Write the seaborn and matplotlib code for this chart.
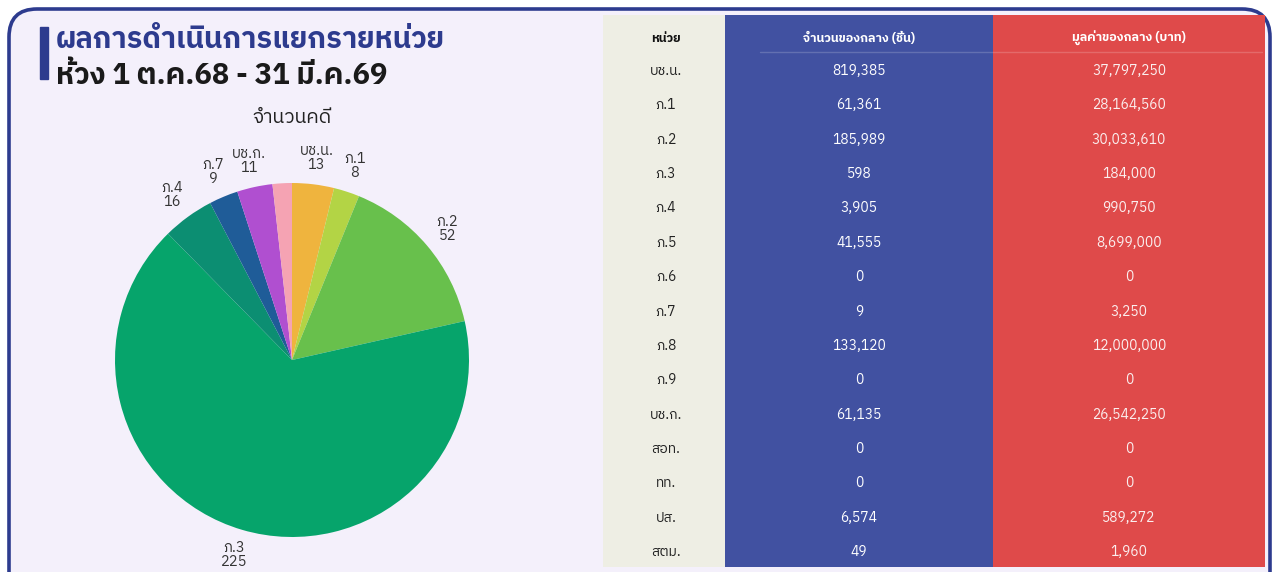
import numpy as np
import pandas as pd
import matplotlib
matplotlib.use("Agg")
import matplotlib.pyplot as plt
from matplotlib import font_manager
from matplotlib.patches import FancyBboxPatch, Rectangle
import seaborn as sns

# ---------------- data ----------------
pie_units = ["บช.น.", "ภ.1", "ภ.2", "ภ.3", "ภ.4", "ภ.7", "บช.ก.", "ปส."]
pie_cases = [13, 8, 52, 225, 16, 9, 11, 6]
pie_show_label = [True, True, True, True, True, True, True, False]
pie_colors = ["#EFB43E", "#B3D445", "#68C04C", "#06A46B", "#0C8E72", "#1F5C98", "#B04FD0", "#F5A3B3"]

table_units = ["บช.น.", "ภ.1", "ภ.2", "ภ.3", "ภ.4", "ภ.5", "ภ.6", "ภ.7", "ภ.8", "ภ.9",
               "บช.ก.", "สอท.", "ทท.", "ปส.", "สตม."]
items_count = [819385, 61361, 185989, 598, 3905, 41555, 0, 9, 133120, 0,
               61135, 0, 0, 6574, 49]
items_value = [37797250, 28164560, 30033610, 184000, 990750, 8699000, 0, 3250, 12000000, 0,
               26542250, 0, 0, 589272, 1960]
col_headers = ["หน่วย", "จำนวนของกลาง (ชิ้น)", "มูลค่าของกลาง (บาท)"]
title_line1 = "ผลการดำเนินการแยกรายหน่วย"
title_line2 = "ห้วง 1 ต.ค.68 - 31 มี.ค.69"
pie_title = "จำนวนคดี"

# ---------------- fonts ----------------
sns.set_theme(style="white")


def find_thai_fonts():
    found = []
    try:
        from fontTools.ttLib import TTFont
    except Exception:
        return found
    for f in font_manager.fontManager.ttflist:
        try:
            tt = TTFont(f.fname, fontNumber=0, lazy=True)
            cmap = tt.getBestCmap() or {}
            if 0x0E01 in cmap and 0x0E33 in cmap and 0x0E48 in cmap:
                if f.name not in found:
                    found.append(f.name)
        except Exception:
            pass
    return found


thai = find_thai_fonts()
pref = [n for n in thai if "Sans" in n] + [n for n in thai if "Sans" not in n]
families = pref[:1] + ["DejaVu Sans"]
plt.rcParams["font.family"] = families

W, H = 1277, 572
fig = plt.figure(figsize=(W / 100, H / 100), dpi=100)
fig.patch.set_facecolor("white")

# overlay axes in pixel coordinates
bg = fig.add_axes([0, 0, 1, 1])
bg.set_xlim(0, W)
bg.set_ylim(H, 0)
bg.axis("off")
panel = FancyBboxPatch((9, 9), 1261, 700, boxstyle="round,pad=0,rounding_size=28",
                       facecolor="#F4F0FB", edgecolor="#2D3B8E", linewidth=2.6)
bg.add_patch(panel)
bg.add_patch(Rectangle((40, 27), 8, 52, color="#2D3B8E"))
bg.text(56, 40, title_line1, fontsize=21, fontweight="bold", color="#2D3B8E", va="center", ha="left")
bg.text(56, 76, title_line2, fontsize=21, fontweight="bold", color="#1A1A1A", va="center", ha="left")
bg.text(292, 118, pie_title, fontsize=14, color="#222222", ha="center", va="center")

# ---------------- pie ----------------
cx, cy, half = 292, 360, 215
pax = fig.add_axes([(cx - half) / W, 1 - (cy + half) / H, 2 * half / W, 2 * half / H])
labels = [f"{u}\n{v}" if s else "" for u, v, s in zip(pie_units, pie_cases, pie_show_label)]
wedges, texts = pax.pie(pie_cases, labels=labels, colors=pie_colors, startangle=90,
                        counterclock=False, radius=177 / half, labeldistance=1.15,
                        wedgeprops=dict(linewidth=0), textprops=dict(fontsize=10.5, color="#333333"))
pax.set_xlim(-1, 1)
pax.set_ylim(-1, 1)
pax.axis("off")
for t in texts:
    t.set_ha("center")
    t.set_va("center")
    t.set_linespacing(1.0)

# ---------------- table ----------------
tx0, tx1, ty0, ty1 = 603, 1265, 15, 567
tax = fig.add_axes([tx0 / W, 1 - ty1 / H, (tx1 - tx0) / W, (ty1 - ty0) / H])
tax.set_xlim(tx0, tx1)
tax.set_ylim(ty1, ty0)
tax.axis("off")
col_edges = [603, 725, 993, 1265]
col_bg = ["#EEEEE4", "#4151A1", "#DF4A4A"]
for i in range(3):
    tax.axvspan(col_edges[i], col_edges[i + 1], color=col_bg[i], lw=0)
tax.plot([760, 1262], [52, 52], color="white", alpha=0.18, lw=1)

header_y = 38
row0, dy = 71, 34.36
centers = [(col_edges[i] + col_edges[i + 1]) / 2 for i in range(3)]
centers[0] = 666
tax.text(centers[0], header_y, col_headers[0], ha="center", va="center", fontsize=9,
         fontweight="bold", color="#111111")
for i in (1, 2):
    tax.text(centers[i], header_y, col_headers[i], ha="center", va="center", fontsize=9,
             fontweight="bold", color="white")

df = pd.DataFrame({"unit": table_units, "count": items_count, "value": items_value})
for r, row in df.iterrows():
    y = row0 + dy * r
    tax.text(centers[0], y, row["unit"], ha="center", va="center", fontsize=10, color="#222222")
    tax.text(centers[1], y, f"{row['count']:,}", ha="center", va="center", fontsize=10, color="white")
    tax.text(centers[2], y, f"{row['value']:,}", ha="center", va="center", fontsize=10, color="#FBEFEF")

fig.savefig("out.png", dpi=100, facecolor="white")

[GIVEN REQUEST]: Print out the lines exactly, skipping any picture.

[RESULT OF THE TASK]:
Write the seaborn and matplotlib code for this chart.
import numpy as np
import pandas as pd
import matplotlib
matplotlib.use("Agg")
import matplotlib.pyplot as plt
from matplotlib import font_manager
from matplotlib.patches import FancyBboxPatch, Rectangle
import seaborn as sns

# ---------------- data ----------------
pie_units = ["บช.น.", "ภ.1", "ภ.2", "ภ.3", "ภ.4", "ภ.7", "บช.ก.", "ปส."]
pie_cases = [13, 8, 52, 225, 16, 9, 11, 6]
pie_show_label = [True, True, True, True, True, True, True, False]
pie_colors = ["#EFB43E", "#B3D445", "#68C04C", "#06A46B", "#0C8E72", "#1F5C98", "#B04FD0", "#F5A3B3"]

table_units = ["บช.น.", "ภ.1", "ภ.2", "ภ.3", "ภ.4", "ภ.5", "ภ.6", "ภ.7", "ภ.8", "ภ.9",
               "บช.ก.", "สอท.", "ทท.", "ปส.", "สตม."]
items_count = [819385, 61361, 185989, 598, 3905, 41555, 0, 9, 133120, 0,
               61135, 0, 0, 6574, 49]
items_value = [37797250, 28164560, 30033610, 184000, 990750, 8699000, 0, 3250, 12000000, 0,
               26542250, 0, 0, 589272, 1960]
col_headers = ["หน่วย", "จำนวนของกลาง (ชิ้น)", "มูลค่าของกลาง (บาท)"]
title_line1 = "ผลการดำเนินการแยกรายหน่วย"
title_line2 = "ห้วง 1 ต.ค.68 - 31 มี.ค.69"
pie_title = "จำนวนคดี"

# ---------------- fonts ----------------
sns.set_theme(style="white")


def find_thai_fonts():
    found = []
    try:
        from fontTools.ttLib import TTFont
    except Exception:
        return found
    for f in font_manager.fontManager.ttflist:
        try:
            tt = TTFont(f.fname, fontNumber=0, lazy=True)
            cmap = tt.getBestCmap() or {}
            if 0x0E01 in cmap and 0x0E33 in cmap and 0x0E48 in cmap:
                if f.name not in found:
                    found.append(f.name)
        except Exception:
            pass
    return found


thai = find_thai_fonts()
pref = [n for n in thai if "Sans" in n] + [n for n in thai if "Sans" not in n]
families = pref[:1] + ["DejaVu Sans"]
plt.rcParams["font.family"] = families

W, H = 1277, 572
fig = plt.figure(figsize=(W / 100, H / 100), dpi=100)
fig.patch.set_facecolor("white")

# overlay axes in pixel coordinates
bg = fig.add_axes([0, 0, 1, 1])
bg.set_xlim(0, W)
bg.set_ylim(H, 0)
bg.axis("off")
panel = FancyBboxPatch((9, 9), 1261, 700, boxstyle="round,pad=0,rounding_size=28",
                       facecolor="#F4F0FB", edgecolor="#2D3B8E", linewidth=2.6)
bg.add_patch(panel)
bg.add_patch(Rectangle((40, 27), 8, 52, color="#2D3B8E"))
bg.text(56, 40, title_line1, fontsize=21, fontweight="bold", color="#2D3B8E", va="center", ha="left")
bg.text(56, 76, title_line2, fontsize=21, fontweight="bold", color="#1A1A1A", va="center", ha="left")
bg.text(292, 118, pie_title, fontsize=14, color="#222222", ha="center", va="center")

# ---------------- pie ----------------
cx, cy, half = 292, 360, 215
pax = fig.add_axes([(cx - half) / W, 1 - (cy + half) / H, 2 * half / W, 2 * half / H])
labels = [f"{u}\n{v}" if s else "" for u, v, s in zip(pie_units, pie_cases, pie_show_label)]
wedges, texts = pax.pie(pie_cases, labels=labels, colors=pie_colors, startangle=90,
                        counterclock=False, radius=177 / half, labeldistance=1.15,
                        wedgeprops=dict(linewidth=0), textprops=dict(fontsize=10.5, color="#333333"))
pax.set_xlim(-1, 1)
pax.set_ylim(-1, 1)
pax.axis("off")
for t in texts:
    t.set_ha("center")
    t.set_va("center")
    t.set_linespacing(1.0)

# ---------------- table ----------------
tx0, tx1, ty0, ty1 = 603, 1265, 15, 567
tax = fig.add_axes([tx0 / W, 1 - ty1 / H, (tx1 - tx0) / W, (ty1 - ty0) / H])
tax.set_xlim(tx0, tx1)
tax.set_ylim(ty1, ty0)
tax.axis("off")
col_edges = [603, 725, 993, 1265]
col_bg = ["#EEEEE4", "#4151A1", "#DF4A4A"]
for i in range(3):
    tax.axvspan(col_edges[i], col_edges[i + 1], color=col_bg[i], lw=0)
tax.plot([760, 1262], [52, 52], color="white", alpha=0.18, lw=1)

header_y = 38
row0, dy = 71, 34.36
centers = [(col_edges[i] + col_edges[i + 1]) / 2 for i in range(3)]
centers[0] = 666
tax.text(centers[0], header_y, col_headers[0], ha="center", va="center", fontsize=9,
         fontweight="bold", color="#111111")
for i in (1, 2):
    tax.text(centers[i], header_y, col_headers[i], ha="center", va="center", fontsize=9,
             fontweight="bold", color="white")

df = pd.DataFrame({"unit": table_units, "count": items_count, "value": items_value})
for r, row in df.iterrows():
    y = row0 + dy * r
    tax.text(centers[0], y, row["unit"], ha="center", va="center", fontsize=10, color="#222222")
    tax.text(centers[1], y, f"{row['count']:,}", ha="center", va="center", fontsize=10, color="white")
    tax.text(centers[2], y, f"{row['value']:,}", ha="center", va="center", fontsize=10, color="#FBEFEF")

fig.savefig("out.png", dpi=100, facecolor="white")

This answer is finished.